Das Ehegattensplitting war einst dazu gedacht, Kinder zu begünstigen. Heute nützt es den Falschen, meint unser Autor Götz Aly. Ein guter Anlass zur Abschaffung könnte die Entscheidung des Bundestags für eine gleichgeschlechtliche Ehe sein.

Stuttgart - Schön, dass homosexuelle Paare bald standesamtlich heiraten dürfen. Doch sollte mit der Liberalisierung nun endlich auch das steuersparende Ehegattensplitting verschwinden. Mit den bis heute gültigen Steuerklassen wurde es im Jahr 1934 auf der Basis eines altväterlichen Ehebilds eingeführt: die Gattin als Hausfrau, Gebärende und Mutter, die dem Herrn Gemahl in jeder Beziehung „aufwartet“. Der zuständige Finanzstaatssekretär Fritz Reinhardt bezweckte mit dem Splitting „die Erzeugung nationalsozialistischen Nachwuchses“, wollte die Arbeitslosigkeit mildern und der „deutschen Mutter“ Suffragettenflausen austreiben. Mittlerweile können Reinhardts Motive als überholt gelten.

 

1958 eingeführt – nach dem Modell von 1934

Nach einer kriegsbedingten Pause wurde das Splitting 1958 wieder eingeführt, dem Modell von 1934 folgend. Das geschah aufgrund einer Vorgabe des Bundesverfassungsgerichts vom 17. Januar 1957. Der Tenor des Beschlusses lautete: „Die Ehe steht als Grundlage des Familienlebens und der Erhaltung und Vermehrung der Nation unter dem besonderen Schutz der Verfassung.“

Dazu zählte das Verfassungsgericht insbesondere „die Reinerhaltung, Gesundung und soziale Förderung der Familie“ und hob hervor, „kinderreiche Familien haben Anspruch auf ausgleichende Fürsorge“. Im Zentrum dieser Interpretation von Artikel 6 des Grundgesetzes und des so begründeten Ehegattensplittings stand die finanzielle Begünstigung von Kindern – nicht von Ehepartnern.

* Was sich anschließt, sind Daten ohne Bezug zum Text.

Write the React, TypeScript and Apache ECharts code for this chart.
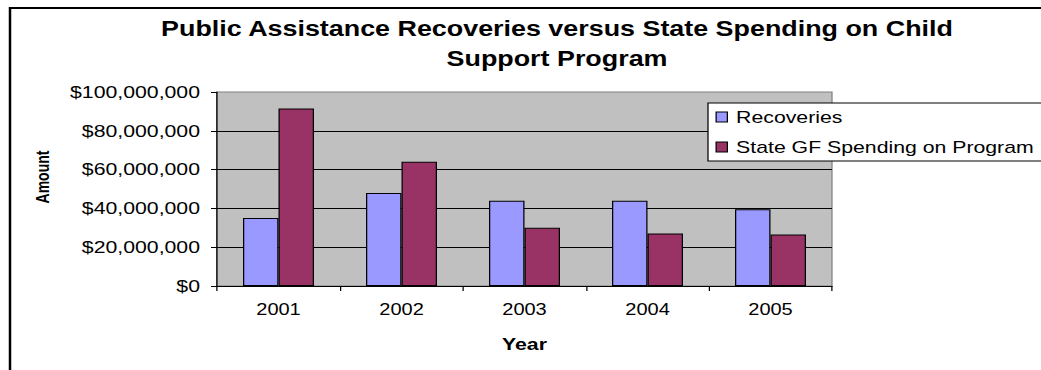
import React, { useEffect, useRef } from "react";
import * as echarts from "echarts";

const years = ["2001", "2002", "2003", "2004", "2005"];
const recoveries = [35000000, 48000000, 44000000, 44000000, 39500000];
const stateGF = [91500000, 64000000, 30000000, 27000000, 26500000];
const seriesNames = ["Recoveries", "State GF Spending on Program"];
const titleLines = [
  "Public Assistance Recoveries versus State Spending on Child",
  "Support Program",
];

const SX = 1.25; // horizontal stretch of the original picture
const FULL_W = 1041;
const H = 370;
const W = 900; // chart drawn wider than the visible page; the wrapper clips it
const FONT = '"Liberation Sans", Arial, sans-serif';

export default function App() {
  const ref = useRef<HTMLDivElement>(null);
  useEffect(() => {
    if (!ref.current) return;
    const chart = echarts.init(ref.current, null, { renderer: "svg" });
    chart.setOption({
      animation: false,
      backgroundColor: "#ffffff",
      textStyle: { fontFamily: FONT },
      graphic: [
        {
          type: "rect",
          shape: { x: 8, y: 8, width: 2000, height: 1000 },
          style: { fill: "none", stroke: "#000", lineWidth: 2 },
          z: 0,
        },
        {
          type: "rect",
          shape: { x: 566.4, y: 103, width: 600, height: 58 },
          style: { fill: "#ffffff", stroke: "#000", lineWidth: 1 },
          z: 3,
        },
        {
          type: "text",
          x: 445.6,
          y: 28,
          style: {
            text: titleLines[0],
            font: `bold 21.5px ${FONT}`,
            fill: "#000",
            textAlign: "center",
            textVerticalAlign: "middle",
          },
        },
        {
          type: "text",
          x: 445.6,
          y: 58.5,
          style: {
            text: titleLines[1],
            font: `bold 21.5px ${FONT}`,
            fill: "#000",
            textAlign: "center",
            textVerticalAlign: "middle",
          },
        },
        {
          type: "text",
          x: 34.4,
          y: 177,
          rotation: Math.PI / 2,
          style: {
            text: "Amount",
            font: `bold 14px ${FONT}`,
            fill: "#000",
            textAlign: "center",
            textVerticalAlign: "middle",
          },
        },
      ],
      legend: {
        orient: "vertical",
        left: 566.4,
        top: 103,
        padding: [4, 0, 4, 6],
        itemGap: 10,
        itemWidth: 9,
        itemHeight: 10,
        icon: "rect",
        z: 5,
        itemStyle: { borderColor: "#000", borderWidth: 1 },
        textStyle: {
          fontFamily: FONT,
          fontSize: 17,
          color: "#000",
          lineHeight: 20,
          padding: [0, 0, 0, 2],
        },
        data: seriesNames,
      },
      grid: {
        left: 173.6,
        right: W - 665.6,
        top: 92,
        bottom: H - 286,
        show: true,
        backgroundColor: "#C0C0C0",
        borderColor: "#808080",
        borderWidth: 1,
        containLabel: false,
      },
      xAxis: {
        type: "category",
        data: years,
        name: "Year",
        nameLocation: "middle",
        nameGap: 49.5,
        nameTextStyle: {
          fontFamily: FONT,
          fontWeight: "bold",
          fontSize: 17,
          color: "#000",
        },
        axisLine: { show: true, lineStyle: { color: "#000", width: 1 } },
        axisTick: { show: true, length: 5, lineStyle: { color: "#000" } },
        axisLabel: {
          fontFamily: FONT,
          fontSize: 16,
          color: "#000",
          margin: 16,
        },
      },
      yAxis: {
        type: "value",
        min: 0,
        max: 100000000,
        interval: 20000000,
        axisLine: { show: true, lineStyle: { color: "#000", width: 1 } },
        axisTick: { show: true, length: 4.8, lineStyle: { color: "#000" } },
        axisLabel: {
          fontFamily: FONT,
          fontSize: 17,
          color: "#000",
          margin: 13.6,
          formatter: (v: number) => "$" + v.toLocaleString("en-US"),
        },
        splitLine: {
          show: true,
          showMaxLine: false,
          lineStyle: { color: "#000", width: 1 },
        },
      },
      series: [
        {
          name: seriesNames[0],
          type: "bar",
          data: recoveries,
          barWidth: 28.4,
          barGap: "0%",
          itemStyle: { color: "#9999FF", borderColor: "#000", borderWidth: 1 },
        },
        {
          name: seriesNames[1],
          type: "bar",
          data: stateGF,
          barWidth: 28.4,
          barGap: "0%",
          itemStyle: { color: "#993366", borderColor: "#000", borderWidth: 1 },
        },
      ],
    });
    return () => chart.dispose();
  }, []);

  return (
    <div
      style={{
        position: "fixed",
        left: 0,
        top: 0,
        width: FULL_W,
        height: H,
        overflow: "hidden",
        background: "#fff",
      }}
    >
      <div
        ref={ref}
        style={{
          width: W,
          height: H,
          transform: `scaleX(${SX})`,
          transformOrigin: "0 0",
        }}
      />
    </div>
  );
}
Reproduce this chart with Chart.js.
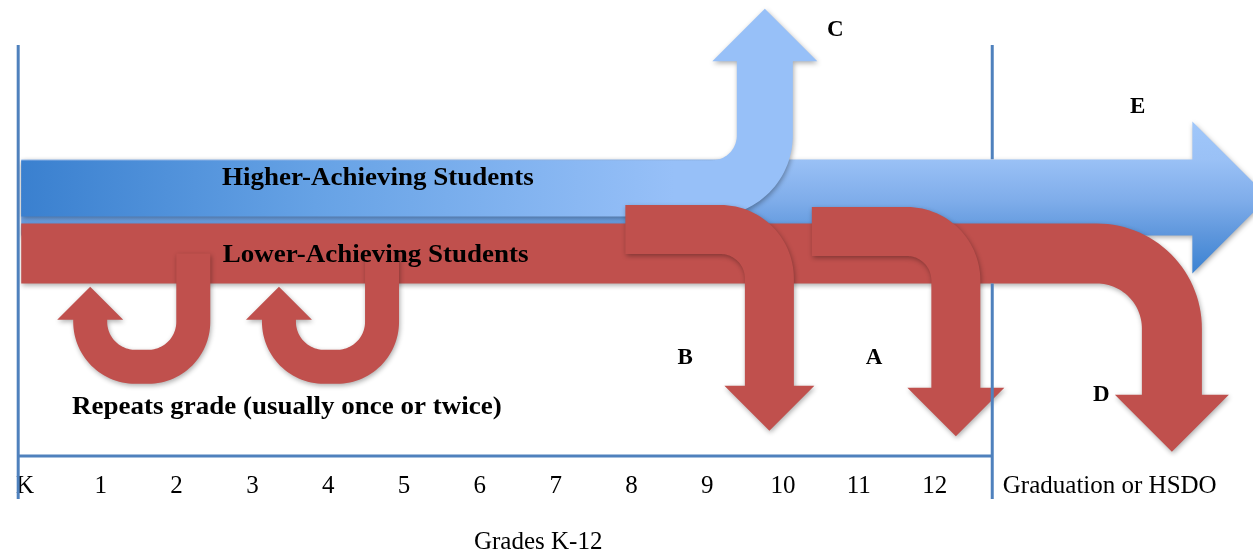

„Biologisch und/oder sozial Elternde“

In der ungut verkürzten parlamentarischen Blitzentscheidung vom 30. Juni 2017 zugunsten der Ehe für Homosexuelle wurde Artikel 6 von den Befürwortern stets so zitiert, als handle er allein von der Ehe. Das ist falsch. In Wahrheit garantiert er den „besonderen Schutz“ von Eheleuten, Familien, Kindern und Müttern. Ja, ausschließlich von Müttern. Im Absatz 4 heißt es nämlich noch recht paternalistisch: „Jede Mutter hat Anspruch auf den Schutz und die Fürsorge der Gemeinschaft.“ Schon deshalb müsste für das Gesetz zur Schwulen- und Lesbenehe der Artikel 6 geändert werden. Der Gedanke, wie das sprachlich geschehen wird, erfüllt mich mit Schrecken. Schließlich sind die Wörter Vater und Mutter mittlerweile in einigen Kreisen verpönt. (Neulich wurde ich regelrecht gezwungen, in einem von mir redigierten Heft für Krippenerzieherinnen statt „Vater-Mutter-Kind-Spiel“ „Eltern-Kind-Spiel“ zu schreiben!) In diesem Stil wird dann im umformulierten Artikel 6 unseres Grundgesetz anstatt von Müttern womöglich noch von „biologisch und/oder sozial Elternden“ die Rede sein. Oh Graus!

Mehr als 35 Prozent der Kinder nichtehelich

Jenseits dessen ergibt sich aus Artikel 6 des Grundgesetzes ein weiteres zwingendes Argument gegen das Splitting. Absatz 5 fordert nämlich, dass für „uneheliche Kinder gleiche Bedingungen“ zu schaffen sind. Da im heutigen Deutschland – anders als im Jahr 1957 – mehr als 35 Prozent der Kinder nichtehelich geboren werden, beinhaltet das Ehegattensplitting eine klare Diskriminierung.

Obwohl einst kinderbegünstigend gedacht, privilegiert das Splitting millionenfach kinderlos Verheiratete und ältere Ehepaare, deren Söhne und Töchter längst flügge sind. Der so eingeheimste Steuervorteil beträgt 20 Milliarden Euro pro Jahr. Würde man diesen Betrag in direkte Leistungen für Kinder umwandeln, dann wäre schnell sehr viel gewonnen.